» **Exercise requirements**:
Quote the listing below in its entirety, omitting every image.

» **Supplied information**:

--------------------

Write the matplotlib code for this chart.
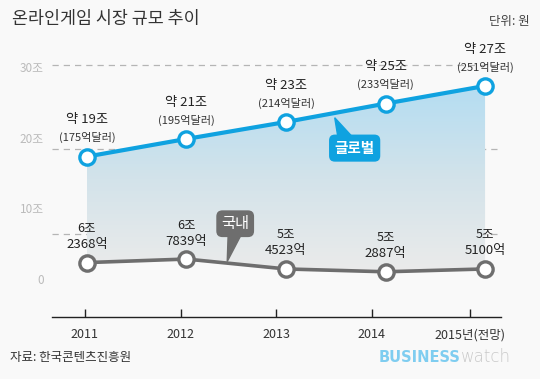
import numpy as np
import matplotlib.pyplot as plt
from matplotlib.patches import Polygon
from matplotlib.colors import LinearSegmentedColormap

plt.rcParams['font.family'] = ['Noto Sans CJK KR', 'DejaVu Sans']

years = ['2011', '2012', '2013', '2014', '2015년(전망)']
# plotted heights (not to scale with the labels)
global_vals = [17.3, 19.8, 22.2, 24.8, 27.3]
domestic_vals = [2.3, 2.8, 1.4, 1.0, 1.4]
global_labels = ['약 19조', '약 21조', '약 23조', '약 25조', '약 27조']
global_usd = ['(175억달러)', '(195억달러)', '(214억달러)', '(233억달러)', '(251억달러)']
domestic_top = ['6조', '6조', '5조', '5조', '5조']
domestic_bottom = ['2368억', '7839억', '4523억', '2887억', '5100억']
ytick_vals = [0, 10, 20, 30]
ytick_labels = ['0', '10조', '20조', '30조']
grid_vals = [6.4, 18.4, 30.3]

bg = '#f9f9f9'
blue = '#0fa2e0'
gray = '#6e6e6e'

fig = plt.figure(figsize=(5.4, 3.79), dpi=100, facecolor=bg)
ax = fig.add_axes([52 / 540, 1 - 317 / 379, 449 / 540, 277 / 379])
ax.set_facecolor(bg)
x = np.arange(len(years))
ax.set_xlim(-0.35, 4.16)
ax.set_ylim(-5.4, 33.8)

for g in grid_vals:
    ax.axhline(g, color='#b5b5b5', lw=0.9, ls=(0, (5, 4)), zorder=1)

# gradient fill between the two lines
grad = LinearSegmentedColormap.from_list('g', ['#ebebeb', '#d3e3ea', '#b4ddf2'])
img = ax.imshow(np.linspace(0, 1, 256).reshape(-1, 1), cmap=grad, aspect='auto',
                extent=[x[0], x[-1], min(domestic_vals), max(global_vals)],
                origin='lower', zorder=1.5)
poly = Polygon(list(zip(x, global_vals)) + list(zip(x[::-1], domestic_vals[::-1])),
               closed=True, transform=ax.transData)
img.set_clip_path(poly)

ax.plot(x, global_vals, color=blue, lw=3, marker='o', ms=11, mfc='white',
        mec=blue, mew=2.4, zorder=4)
ax.plot(x, domestic_vals, color=gray, lw=2.6, marker='o', ms=11, mfc='white',
        mec=gray, mew=2.4, zorder=4)

for xi, v, l1, l2 in zip(x, global_vals, global_labels, global_usd):
    ax.annotate(l1, (xi, v), xytext=(0, 26.5), textcoords='offset points',
                ha='center', va='center', fontsize=9.5, color='#222222')
    ax.annotate(l2, (xi, v), xytext=(0, 13.5), textcoords='offset points',
                ha='center', va='center', fontsize=8, color='#333333')
for xi, v, l1, l2 in zip(x, domestic_vals, domestic_top, domestic_bottom):
    ax.annotate(l1, (xi, v), xytext=(0, 24.5), textcoords='offset points',
                ha='center', va='center', fontsize=9, color='#222222')
    ax.annotate(l2, (xi, v), xytext=(0, 13), textcoords='offset points',
                ha='center', va='center', fontsize=9.5, color='#222222')

# callouts
ax.add_patch(Polygon([(2.52, 20.2), (2.66, 20.2), (2.49, 22.8)], closed=True,
                     color=blue, zorder=5))
ax.text(2.69, 18.5, '글로벌', ha='center', va='center', fontsize=10.5,
        color='white', fontweight='bold', zorder=6,
        bbox=dict(boxstyle='round,pad=0.38,rounding_size=0.4', fc=blue, ec='none'))
ax.add_patch(Polygon([(1.42, 6.5), (1.56, 6.5), (1.41, 2.45)], closed=True,
                     color=gray, zorder=5))
ax.text(1.49, 7.8, '국내', ha='center', va='center', fontsize=11,
        color='white', zorder=6,
        bbox=dict(boxstyle='round,pad=0.32,rounding_size=0.4', fc=gray, ec='none'))

tick_pos = [-0.02, 0.945, 1.9, 2.86, 3.85]
ax.set_xticks(tick_pos)
ax.set_xticklabels(years, fontsize=9, color='#333333')
ax.tick_params(axis='x', direction='in', length=6, width=1, color='#222222', pad=8)
ax.set_yticks(ytick_vals)
ax.set_yticklabels(ytick_labels, fontsize=8.5, color='#bbbbbb')
ax.tick_params(axis='y', length=0, pad=6)
for s in ['top', 'right', 'left']:
    ax.spines[s].set_visible(False)
ax.spines['bottom'].set_color('#222222')
ax.spines['bottom'].set_linewidth(1)

fig.text(12 / 540, 1 - 19 / 379, '온라인게임 시장 규모 추이', fontsize=12.5,
         color='#333333', va='center', ha='left')
fig.text(530 / 540, 1 - 22 / 379, '단위: 원', fontsize=9, color='#444444',
         va='center', ha='right')
fig.text(10 / 540, 1 - 357 / 379, '자료: 한국콘텐츠진흥원', fontsize=9,
         color='#333333', va='center', ha='left')
fig.text(460 / 540, 1 - 357 / 379, 'BUSINESS', fontsize=10.5, fontweight='heavy',
         color='#7fcdf0', va='center', ha='right', family='DejaVu Sans')
fig.text(461 / 540, 1 - 357 / 379, 'watch', fontsize=12, color='#c9c9c9',
         va='center', ha='left', family='DejaVu Sans', fontweight='light')

fig.savefig('out.png', dpi=100, facecolor=bg)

--------------------

» **Solved problem**:
Write the matplotlib code for this chart.
import numpy as np
import matplotlib.pyplot as plt
from matplotlib.patches import Polygon
from matplotlib.colors import LinearSegmentedColormap

plt.rcParams['font.family'] = ['Noto Sans CJK KR', 'DejaVu Sans']

years = ['2011', '2012', '2013', '2014', '2015년(전망)']
# plotted heights (not to scale with the labels)
global_vals = [17.3, 19.8, 22.2, 24.8, 27.3]
domestic_vals = [2.3, 2.8, 1.4, 1.0, 1.4]
global_labels = ['약 19조', '약 21조', '약 23조', '약 25조', '약 27조']
global_usd = ['(175억달러)', '(195억달러)', '(214억달러)', '(233억달러)', '(251억달러)']
domestic_top = ['6조', '6조', '5조', '5조', '5조']
domestic_bottom = ['2368억', '7839억', '4523억', '2887억', '5100억']
ytick_vals = [0, 10, 20, 30]
ytick_labels = ['0', '10조', '20조', '30조']
grid_vals = [6.4, 18.4, 30.3]

bg = '#f9f9f9'
blue = '#0fa2e0'
gray = '#6e6e6e'

fig = plt.figure(figsize=(5.4, 3.79), dpi=100, facecolor=bg)
ax = fig.add_axes([52 / 540, 1 - 317 / 379, 449 / 540, 277 / 379])
ax.set_facecolor(bg)
x = np.arange(len(years))
ax.set_xlim(-0.35, 4.16)
ax.set_ylim(-5.4, 33.8)

for g in grid_vals:
    ax.axhline(g, color='#b5b5b5', lw=0.9, ls=(0, (5, 4)), zorder=1)

# gradient fill between the two lines
grad = LinearSegmentedColormap.from_list('g', ['#ebebeb', '#d3e3ea', '#b4ddf2'])
img = ax.imshow(np.linspace(0, 1, 256).reshape(-1, 1), cmap=grad, aspect='auto',
                extent=[x[0], x[-1], min(domestic_vals), max(global_vals)],
                origin='lower', zorder=1.5)
poly = Polygon(list(zip(x, global_vals)) + list(zip(x[::-1], domestic_vals[::-1])),
               closed=True, transform=ax.transData)
img.set_clip_path(poly)

ax.plot(x, global_vals, color=blue, lw=3, marker='o', ms=11, mfc='white',
        mec=blue, mew=2.4, zorder=4)
ax.plot(x, domestic_vals, color=gray, lw=2.6, marker='o', ms=11, mfc='white',
        mec=gray, mew=2.4, zorder=4)

for xi, v, l1, l2 in zip(x, global_vals, global_labels, global_usd):
    ax.annotate(l1, (xi, v), xytext=(0, 26.5), textcoords='offset points',
                ha='center', va='center', fontsize=9.5, color='#222222')
    ax.annotate(l2, (xi, v), xytext=(0, 13.5), textcoords='offset points',
                ha='center', va='center', fontsize=8, color='#333333')
for xi, v, l1, l2 in zip(x, domestic_vals, domestic_top, domestic_bottom):
    ax.annotate(l1, (xi, v), xytext=(0, 24.5), textcoords='offset points',
                ha='center', va='center', fontsize=9, color='#222222')
    ax.annotate(l2, (xi, v), xytext=(0, 13), textcoords='offset points',
                ha='center', va='center', fontsize=9.5, color='#222222')

# callouts
ax.add_patch(Polygon([(2.52, 20.2), (2.66, 20.2), (2.49, 22.8)], closed=True,
                     color=blue, zorder=5))
ax.text(2.69, 18.5, '글로벌', ha='center', va='center', fontsize=10.5,
        color='white', fontweight='bold', zorder=6,
        bbox=dict(boxstyle='round,pad=0.38,rounding_size=0.4', fc=blue, ec='none'))
ax.add_patch(Polygon([(1.42, 6.5), (1.56, 6.5), (1.41, 2.45)], closed=True,
                     color=gray, zorder=5))
ax.text(1.49, 7.8, '국내', ha='center', va='center', fontsize=11,
        color='white', zorder=6,
        bbox=dict(boxstyle='round,pad=0.32,rounding_size=0.4', fc=gray, ec='none'))

tick_pos = [-0.02, 0.945, 1.9, 2.86, 3.85]
ax.set_xticks(tick_pos)
ax.set_xticklabels(years, fontsize=9, color='#333333')
ax.tick_params(axis='x', direction='in', length=6, width=1, color='#222222', pad=8)
ax.set_yticks(ytick_vals)
ax.set_yticklabels(ytick_labels, fontsize=8.5, color='#bbbbbb')
ax.tick_params(axis='y', length=0, pad=6)
for s in ['top', 'right', 'left']:
    ax.spines[s].set_visible(False)
ax.spines['bottom'].set_color('#222222')
ax.spines['bottom'].set_linewidth(1)

fig.text(12 / 540, 1 - 19 / 379, '온라인게임 시장 규모 추이', fontsize=12.5,
         color='#333333', va='center', ha='left')
fig.text(530 / 540, 1 - 22 / 379, '단위: 원', fontsize=9, color='#444444',
         va='center', ha='right')
fig.text(10 / 540, 1 - 357 / 379, '자료: 한국콘텐츠진흥원', fontsize=9,
         color='#333333', va='center', ha='left')
fig.text(460 / 540, 1 - 357 / 379, 'BUSINESS', fontsize=10.5, fontweight='heavy',
         color='#7fcdf0', va='center', ha='right', family='DejaVu Sans')
fig.text(461 / 540, 1 - 357 / 379, 'watch', fontsize=12, color='#c9c9c9',
         va='center', ha='left', family='DejaVu Sans', fontweight='light')

fig.savefig('out.png', dpi=100, facecolor=bg)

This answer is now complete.